What to produce
Where a line contains the word "matplotlib", copy that line in full.

━━━━━━━━━━━━━━━━━━━━━━━━━━━━━━

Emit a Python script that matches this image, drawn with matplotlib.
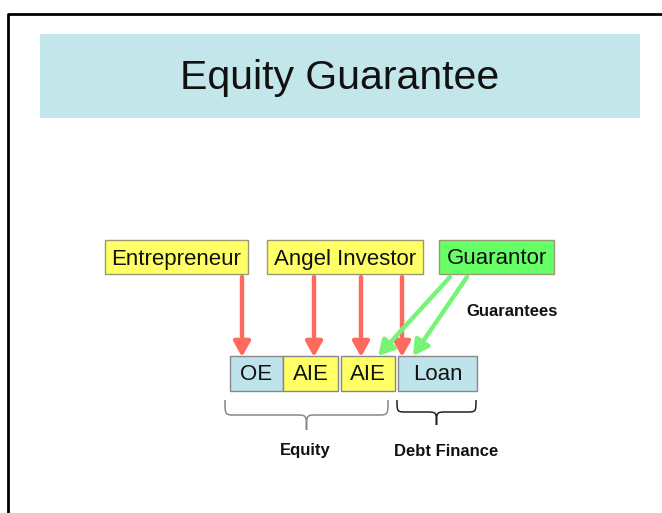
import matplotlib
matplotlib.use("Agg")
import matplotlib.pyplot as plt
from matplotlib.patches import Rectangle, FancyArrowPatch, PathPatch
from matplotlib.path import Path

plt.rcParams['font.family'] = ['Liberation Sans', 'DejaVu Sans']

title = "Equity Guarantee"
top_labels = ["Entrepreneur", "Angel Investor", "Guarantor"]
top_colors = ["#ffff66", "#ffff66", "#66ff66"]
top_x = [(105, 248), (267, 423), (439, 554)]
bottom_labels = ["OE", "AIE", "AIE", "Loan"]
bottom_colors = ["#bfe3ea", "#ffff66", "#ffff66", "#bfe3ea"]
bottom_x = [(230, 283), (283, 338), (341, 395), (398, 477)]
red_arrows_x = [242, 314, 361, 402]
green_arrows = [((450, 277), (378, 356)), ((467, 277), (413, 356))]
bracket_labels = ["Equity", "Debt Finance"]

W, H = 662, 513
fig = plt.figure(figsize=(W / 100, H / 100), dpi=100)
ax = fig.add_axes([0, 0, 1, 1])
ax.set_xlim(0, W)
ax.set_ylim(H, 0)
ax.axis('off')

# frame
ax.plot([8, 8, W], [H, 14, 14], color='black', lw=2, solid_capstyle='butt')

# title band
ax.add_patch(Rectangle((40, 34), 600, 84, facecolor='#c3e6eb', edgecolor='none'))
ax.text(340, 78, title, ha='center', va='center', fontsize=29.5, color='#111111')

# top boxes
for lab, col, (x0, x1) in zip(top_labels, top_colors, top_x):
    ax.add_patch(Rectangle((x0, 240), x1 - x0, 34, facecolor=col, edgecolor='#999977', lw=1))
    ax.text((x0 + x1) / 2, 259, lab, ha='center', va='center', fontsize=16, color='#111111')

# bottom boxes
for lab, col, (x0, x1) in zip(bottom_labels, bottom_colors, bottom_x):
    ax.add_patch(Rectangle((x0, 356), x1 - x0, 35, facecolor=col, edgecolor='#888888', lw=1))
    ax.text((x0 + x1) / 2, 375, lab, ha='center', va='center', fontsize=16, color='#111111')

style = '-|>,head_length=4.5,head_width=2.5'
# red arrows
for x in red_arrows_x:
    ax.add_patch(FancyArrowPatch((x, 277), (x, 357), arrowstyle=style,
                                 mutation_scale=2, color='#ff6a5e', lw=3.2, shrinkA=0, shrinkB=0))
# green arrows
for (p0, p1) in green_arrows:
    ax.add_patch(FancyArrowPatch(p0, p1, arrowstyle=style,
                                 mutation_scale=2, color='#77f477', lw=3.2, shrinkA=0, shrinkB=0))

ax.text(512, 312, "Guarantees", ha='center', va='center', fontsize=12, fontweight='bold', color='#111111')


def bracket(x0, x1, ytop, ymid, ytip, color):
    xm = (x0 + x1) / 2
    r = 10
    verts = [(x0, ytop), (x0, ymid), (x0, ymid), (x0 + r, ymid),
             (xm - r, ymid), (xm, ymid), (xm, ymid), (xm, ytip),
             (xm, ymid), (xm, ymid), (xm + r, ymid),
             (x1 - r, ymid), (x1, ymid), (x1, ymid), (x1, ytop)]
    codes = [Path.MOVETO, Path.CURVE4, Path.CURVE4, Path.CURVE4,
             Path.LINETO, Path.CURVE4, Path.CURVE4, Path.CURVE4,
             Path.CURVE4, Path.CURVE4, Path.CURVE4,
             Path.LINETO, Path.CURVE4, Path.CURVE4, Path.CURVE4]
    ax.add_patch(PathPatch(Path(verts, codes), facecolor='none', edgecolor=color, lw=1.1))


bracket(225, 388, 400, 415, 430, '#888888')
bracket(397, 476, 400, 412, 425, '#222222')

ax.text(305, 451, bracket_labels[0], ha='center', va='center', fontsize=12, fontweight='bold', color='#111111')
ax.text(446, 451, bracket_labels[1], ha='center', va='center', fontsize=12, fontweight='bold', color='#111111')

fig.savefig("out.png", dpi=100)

━━━━━━━━━━━━━━━━━━━━━━━━━━━━━━

Exercise response
Emit a Python script that matches this image, drawn with matplotlib.
import matplotlib
matplotlib.use("Agg")
import matplotlib.pyplot as plt
from matplotlib.patches import Rectangle, FancyArrowPatch, PathPatch
from matplotlib.path import Path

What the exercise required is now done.